Une cinéaste du même âge, Mishima Yukiko, a réalisé, l’an dernier, Osanago warera ni umare (Dear Etranger). Son nom ressemble à celui de Mishima Yukio. Si son style n’a rien à voir avec celui du fameux écrivain, son exigence, en revanche, est très proche de lui. A l’instar de mon film Tomogui (The Backwater, 2013), son long métrage est basé sur un scénario écrit, il y a 20 ans, par Arai Haruhiko, une des plumes représentatives du Japon moderne. Sa réalisation a pris du temps, mais on peut y apprécier l’extraordinaire performance d’Asano Tadanobu, l’un des meilleurs acteurs du moment. Les autres acteurs sont également épatants. Aujourd’hui, il est rare de rencontrer une mise en scène aussi généreuse. La réalisatrice établit une relation sincère à l’égard non seulement d’Asano, mais aussi de tous les autres acteurs. C’est ce type de rapport humain profond qu’elle entretient avec les acteurs qui est en mesure de sauver le cinéma japonais aujourd’hui. Son expérience y contribue grandement et on le perçoit bien à l’écran.

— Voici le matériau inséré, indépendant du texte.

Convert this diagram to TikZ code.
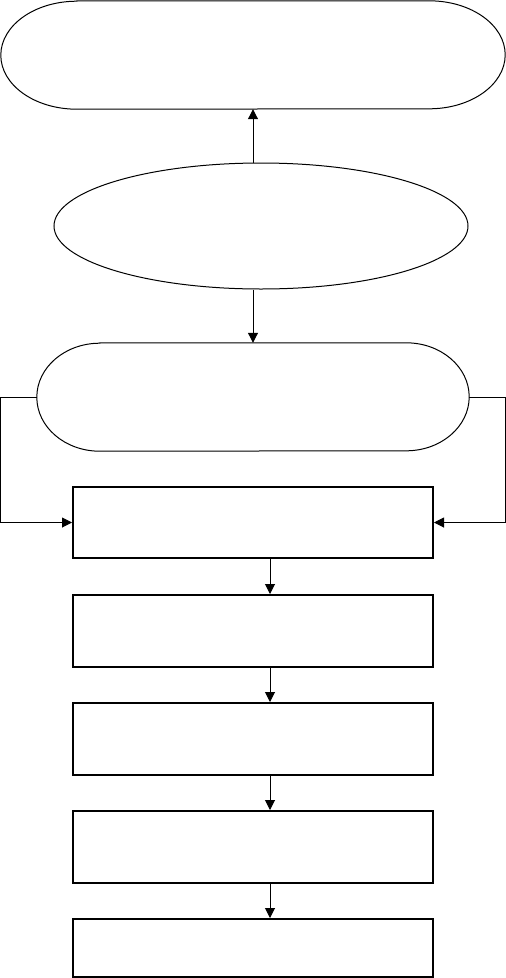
\documentclass[tikz,border=0pt]{standalone}
\usetikzlibrary{arrows.meta,shapes.geometric}
\begin{document}
\begin{tikzpicture}[x=1pt,y=-1pt,
  thinline/.style={line width=1pt},
  boxstyle/.style={draw,rectangle,line width=2pt,minimum width=360pt,inner sep=0pt},
  arr/.style={line width=1pt,-{Triangle[length=10pt,width=10pt]}},
  holder/.style={rectangle,inner sep=0pt,draw=none}]
\useasboundingbox (0,0) rectangle (506,978);
% top stadium
\node[holder,minimum width=504pt,minimum height=108pt] (t) at (253,55) {};
\draw[thinline] ([xshift=76pt]t.north west) -- ([xshift=-76pt]t.north east)
  arc[start angle=90,end angle=-90,x radius=76pt,y radius=54pt]
  -- ([xshift=76pt]t.south west)
  arc[start angle=270,end angle=90,x radius=76pt,y radius=54pt] -- cycle;
% ellipse
\node[draw,ellipse,thinline,minimum width=414pt,minimum height=126pt,inner sep=0pt] (e) at (261,226) {};
% second stadium
\node[holder,minimum width=432pt,minimum height=108pt] (s) at (253,397) {};
\draw[thinline] ([xshift=63pt]s.north west) -- ([xshift=-63pt]s.north east)
  arc[start angle=90,end angle=-90,x radius=63pt,y radius=54pt]
  -- ([xshift=63pt]s.south west)
  arc[start angle=270,end angle=90,x radius=63pt,y radius=54pt] -- cycle;
% boxes
\node[boxstyle,minimum height=71pt] (b1) at (253,522.5) {};
\node[boxstyle,minimum height=72pt] (b2) at (253,631) {};
\node[boxstyle,minimum height=72pt] (b3) at (253,739) {};
\node[boxstyle,minimum height=72pt] (b4) at (253,847) {};
\node[boxstyle,minimum height=58pt] (b5) at (253,948) {};
% connectors
\draw[arr] (e.north -| t.south) -- (t.south);
\draw[arr] (e.south -| s.north) -- (s.north);
\draw[arr] (s.west) -- ++(-36,0) |- (b1.west);
\draw[arr] (s.east) -- ++(36,0) |- (b1.east);
\draw[arr] ([xshift=17pt]b1.south) -- ([xshift=17pt]b2.north);
\draw[arr] ([xshift=17pt]b2.south) -- ([xshift=17pt]b3.north);
\draw[arr] ([xshift=17pt]b3.south) -- ([xshift=17pt]b4.north);
\draw[arr] ([xshift=17pt]b4.south) -- ([xshift=17pt]b5.north);
\end{tikzpicture}
\end{document}
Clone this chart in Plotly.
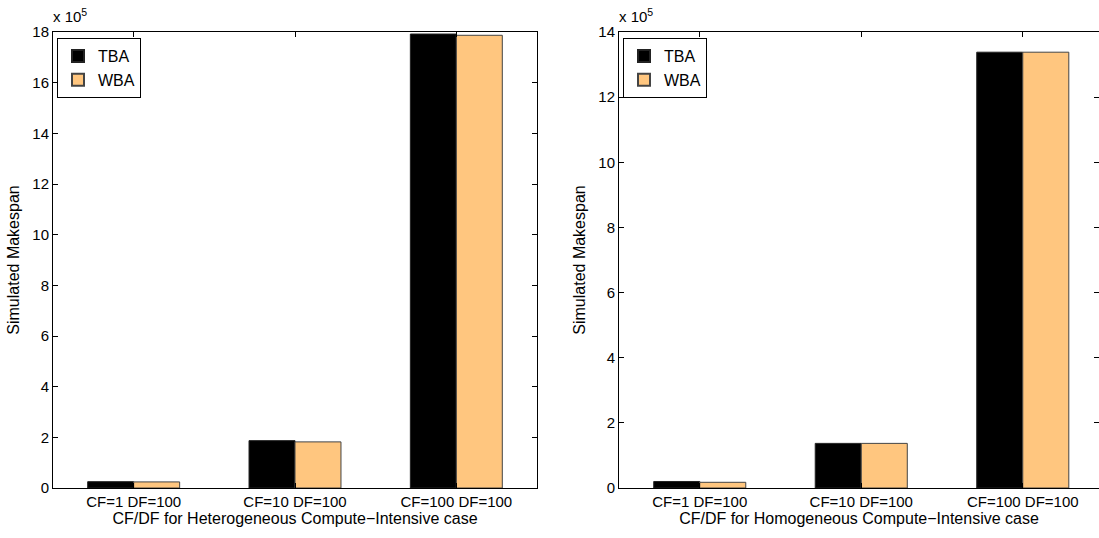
import plotly.graph_objects as go

categories = ["CF=1 DF=100", "CF=10 DF=100", "CF=100 DF=100"]
hetero_tba = [0.25e5, 1.87e5, 17.92e5]
hetero_wba = [0.24e5, 1.82e5, 17.87e5]
homo_tba = [0.20e5, 1.37e5, 13.38e5]
homo_wba = [0.175e5, 1.37e5, 13.38e5]
left_yticks = [0, 2, 4, 6, 8, 10, 12, 14, 16, 18]
right_yticks = [0, 2, 4, 6, 8, 10, 12, 14]
xtitles = ["CF/DF for Heterogeneous Compute\u2212Intensive case",
           "CF/DF for Homogeneous Compute\u2212Intensive case"]

FONT = "Liberation Sans, Arial, Helvetica, sans-serif"
BLACK = "#000000"
ORANGE = "#FFC67F"

fig = go.Figure()
xpos = [1, 2, 3]
for i, (tba, wba) in enumerate([(hetero_tba, hetero_wba), (homo_tba, homo_wba)]):
    xa = "x" if i == 0 else "x2"
    ya = "y" if i == 0 else "y2"
    lg = "legend" if i == 0 else "legend2"
    fig.add_trace(go.Bar(x=xpos, y=tba, name="TBA", marker=dict(color=BLACK, line=dict(color="#222", width=1)),
                         xaxis=xa, yaxis=ya, legend=lg))
    fig.add_trace(go.Bar(x=xpos, y=wba, name="WBA", marker=dict(color=ORANGE, line=dict(color="#444", width=1)),
                         xaxis=xa, yaxis=ya, legend=lg))

axcommon = dict(showline=True, linecolor="black", linewidth=1, mirror="allticks", ticks="inside",
                ticklen=5, tickcolor="black", showgrid=False, zeroline=False, automargin=False,
                tickfont=dict(family=FONT, size=15, color="black"))

fig.update_layout(
    width=1099, height=538, margin=dict(l=0, r=0, t=0, b=0, autoexpand=False),
    plot_bgcolor="white", paper_bgcolor="white",
    barmode="group", bargap=0.43, bargroupgap=0,
    font=dict(family=FONT, size=15, color="black"),
    xaxis=dict(domain=[53/1099, 537/1099], range=[0.5, 3.5], tickvals=xpos, ticktext=categories,
               title=dict(text=xtitles[0], font=dict(size=16), standoff=2), anchor="y", **axcommon),
    yaxis=dict(domain=[1-488/538, 1-32/538], range=[0, 18e5], tickvals=[v*1e5 for v in left_yticks],
               ticktext=[str(v) for v in left_yticks], anchor="x",
               title=dict(text="Simulated Makespan", font=dict(size=16), standoff=8), **axcommon),
    xaxis2=dict(domain=[619/1099, 1.0], range=[0.5, 3.472], tickvals=xpos, ticktext=categories,
                title=dict(text=xtitles[1], font=dict(size=16), standoff=2), anchor="y2", **axcommon),
    yaxis2=dict(domain=[1-488/538, 1-32/538], range=[0, 14e5], tickvals=[v*1e5 for v in right_yticks],
                ticktext=[str(v) for v in right_yticks], anchor="x2",
                title=dict(text="Simulated Makespan", font=dict(size=16), standoff=8), **axcommon),
    legend=dict(x=57/1099, y=1-38/538, xanchor="left", yanchor="top", bordercolor="black", borderwidth=1,
                bgcolor="white", font=dict(size=16), tracegroupgap=0, itemsizing="constant"),
    legend2=dict(x=623/1099, y=1-38/538, xanchor="left", yanchor="top", bordercolor="black", borderwidth=1,
                 bgcolor="white", font=dict(size=16), tracegroupgap=0, itemsizing="constant"),
    annotations=[
        dict(text="x 10<sup>5</sup>", x=51/1099, y=1-27/538, xref="paper", yref="paper",
             xanchor="left", yanchor="bottom", showarrow=False, font=dict(size=15)),
        dict(text="x 10<sup>5</sup>", x=617/1099, y=1-27/538, xref="paper", yref="paper",
             xanchor="left", yanchor="bottom", showarrow=False, font=dict(size=15)),
    ],
)

fig.write_html("out.html")
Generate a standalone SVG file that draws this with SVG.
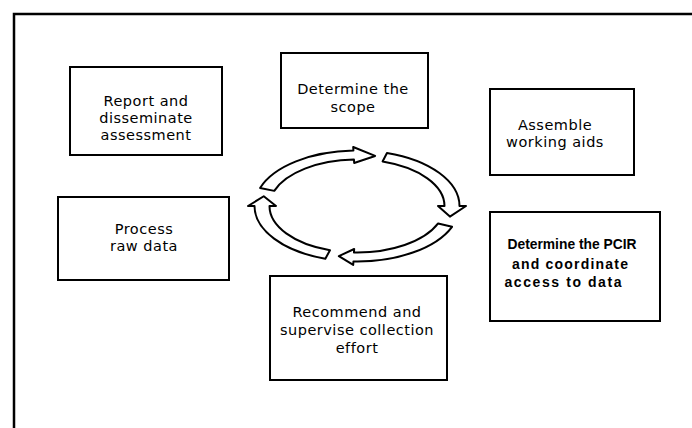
<svg xmlns="http://www.w3.org/2000/svg" width="692" height="428" viewBox="0 0 692 428">
<style>
.box{fill:#fff;stroke:#000;stroke-width:2}
.t{font-family:"DejaVu Sans","Liberation Sans",sans-serif;font-size:14.5px;letter-spacing:0.5px;fill:#000;text-anchor:middle}
.tb{font-family:"Liberation Sans","DejaVu Sans",sans-serif;font-size:14px;font-weight:bold;fill:#000;text-anchor:middle}
.arr{fill:#fff;stroke:#000;stroke-width:2;stroke-linejoin:round}
</style>
<rect x="0" y="0" width="692" height="428" fill="#fff"/>
<path d="M14,428 L14,14 L692,14" fill="none" stroke="#000" stroke-width="2.5"/>
<g id="connectors">
<path class="arr" d="M260.08,187.93 A102.5,55.5 0 0 1 353.42,150.53 L353.2,147.04 L375.13,155.94 L354.17,163.03 L353.95,159.53 A87.5,46.5 0 0 0 274.27,190.86 Z"/>
<path class="arr" d="M386.97,152.93 A102.5,55.5 0 0 1 459.5,206 L466,206 L449.92,216.6 L438,206 L444.5,206 A87.5,46.5 0 0 0 382.58,161.53 Z"/>
<path class="arr" d="M452.04,226.79 A102.5,55.5 0 0 1 353.42,261.47 L353.2,264.96 L338.87,256.06 L354.17,248.97 L353.95,252.47 A87.5,46.5 0 0 0 438.13,223.42 Z"/>
<path class="arr" d="M325.33,258.78 A102.5,55.5 0 0 1 254.5,206 L248,206 L263.75,196.27 L276,206 L269.5,206 A87.5,46.5 0 0 0 329.96,250.22 Z"/>
</g>
<g id="report">
<rect class="box" x="70" y="67" width="152" height="88"/>
<text class="t" x="146" y="106">Report and</text>
<text class="t" x="146" y="123">disseminate</text>
<text class="t" x="146" y="140">assessment</text>
</g>
<g id="scope">
<rect class="box" x="281" y="53" width="147" height="75"/>
<text class="t" x="353" y="94">Determine the</text>
<text class="t" x="353" y="112">scope</text>
</g>
<g id="assemble">
<rect class="box" x="490" y="89" width="144" height="86"/>
<text class="t" x="555" y="130">Assemble</text>
<text class="t" x="555" y="147">working aids</text>
</g>
<g id="process">
<rect class="box" x="58" y="197" width="171" height="83"/>
<text class="t" x="144" y="234">Process</text>
<text class="t" x="144" y="251">raw data</text>
</g>
<g id="pcir">
<rect class="box" x="490" y="212" width="170" height="109"/>
<text class="tb" x="572" y="249" textLength="129" lengthAdjust="spacingAndGlyphs">Determine the PCIR</text>
<text class="tb" x="570" y="269" textLength="116" lengthAdjust="spacing">and coordinate</text>
<text class="tb" x="563" y="287" textLength="117" lengthAdjust="spacing">access to data</text>
</g>
<g id="recommend">
<rect class="box" x="270" y="276" width="177" height="104"/>
<text class="t" x="357" y="317">Recommend and</text>
<text class="t" x="357" y="335">supervise collection</text>
<text class="t" x="357" y="353">effort</text>
</g>
</svg>
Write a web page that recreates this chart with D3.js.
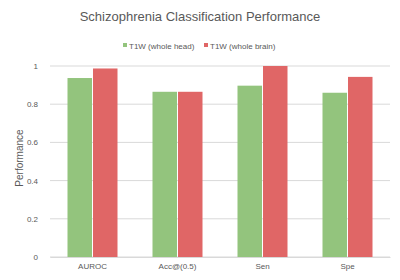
<!DOCTYPE html>
<html>
<head>
<meta charset="utf-8">
<script src="https://cdn.jsdelivr.net/npm/d3@7"></script>
<style>
  body { margin: 0; background: #fff; }
  text { font-family: "Liberation Sans", Arial, sans-serif; fill: #595959; }
</style>
</head>
<body>
<script>
const categories = ['AUROC', 'Acc@(0.5)', 'Sen', 'Spe'];
const seriesNames = ['T1W (whole head)', 'T1W (whole brain)'];
const headValues = [0.937, 0.865, 0.897, 0.86];
const brainValues = [0.987, 0.865, 1.0, 0.943];
const yTicks = [0, 0.2, 0.4, 0.6, 0.8, 1];
const colors = ['#93c47d', '#e06666'];

function plot()
{
    const W = 400, H = 280;
    const left = 50, right = 390, top = 66, bottom = 257;
    const svg = d3.select('body').append('svg')
        .attr('width', W).attr('height', H);

    const x = d3.scaleBand().domain(categories).range([left, right]);
    const xs = d3.scaleBand().domain([0, 1]).range([0, 50]).paddingInner(0.04);
    const y = d3.scaleLinear().domain([0, 1]).range([bottom, top]);

    // gridlines
    svg.append('g').selectAll('line').data(yTicks).enter().append('line')
        .attr('x1', left).attr('x2', right)
        .attr('y1', d => y(d)).attr('y2', d => y(d))
        .attr('stroke', '#d9d9d9').attr('stroke-width', 1);

    const yAxis = svg.append('g')
        .attr('transform', `translate(${left},0)`)
        .call(d3.axisLeft(y).tickValues(yTicks).tickFormat(d3.format('~g')).tickSize(0).tickPadding(12));
    yAxis.select('.domain').remove();
    yAxis.selectAll('text').style('font-size', '8px').style('fill', '#595959');

    const data = categories.map((c, i) => ({c, v: [headValues[i], brainValues[i]]}));
    const groups = svg.append('g').selectAll('g').data(data).enter().append('g')
        .attr('transform', d => `translate(${x(d.c) + (x.bandwidth() - 50) / 2},0)`);
    groups.selectAll('rect').data(d => d.v.map((v, k) => ({v, k}))).enter().append('rect')
        .attr('x', d => xs(d.k))
        .attr('width', xs.bandwidth())
        .attr('y', d => y(d.v))
        .attr('height', d => y(0) - y(d.v))
        .attr('fill', d => colors[d.k]);

    const xAxis = svg.append('g')
        .attr('transform', `translate(0,${bottom})`)
        .call(d3.axisBottom(x).tickSize(0).tickPadding(6));
    xAxis.select('.domain').attr('stroke', '#d9d9d9');
    xAxis.selectAll('text').style('font-size', '8px').style('fill', '#595959');

    svg.append('text')
        .attr('x', 200).attr('y', 21)
        .attr('text-anchor', 'middle')
        .style('font-size', '13px')
        .text('Schizophrenia Classification Performance');

    svg.append('text')
        .attr('transform', `translate(23,158) rotate(-90)`)
        .attr('text-anchor', 'middle')
        .style('font-size', '10px')
        .text('Performance');

    const legendX = [123, 204];
    const lg = svg.append('g').selectAll('g').data(seriesNames).enter().append('g')
        .attr('transform', (d, i) => `translate(${legendX[i]},46)`);
    lg.append('rect').attr('x', 0).attr('y', -3).attr('width', 4).attr('height', 4)
        .attr('fill', (d, i) => colors[i]);
    lg.append('text').attr('x', 6).attr('y', 2.5)
        .style('font-size', '8px')
        .text(d => d);
}

plot();
</script>
</body>
</html>
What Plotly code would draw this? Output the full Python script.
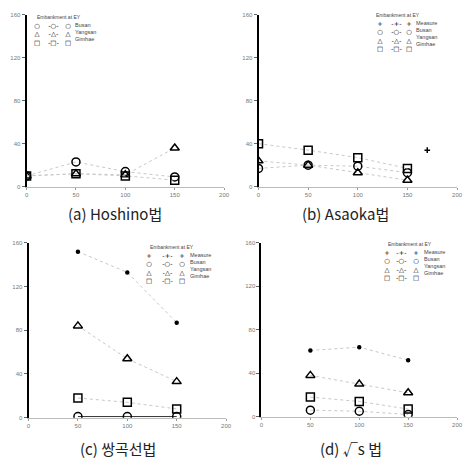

Il va sans dire que le cinéma exige de grosses sommes d’argent, et que pour être rentable, il faut des spectateurs. Mais qui sont ces spectateurs ? Qui est en mesure de définir leur profil ? Personne. Aussi il ne reste plus qu’à faire des paris. Mais le temps où l’on sortait un film en salle pour calculer dès la semaine suivante sa rentabilité est révolu. Pourtant, c’est en persistant à projeter des films sans relâche que le cinéma a une chance de renaître. Si l’on ne prend pas cette réalité au sérieux, il est à craindre que le cinéma japonais avance vers sa fin.
Aoyama Shinji*
*Né en 1964, on lui doit notamment Eureka (Yuriika, 2000), Desert Moon (Tsuki no sabaku, 2001), tous deux sélectionnés à Cannes, ou encore Tomogui (The Backwater, 2013).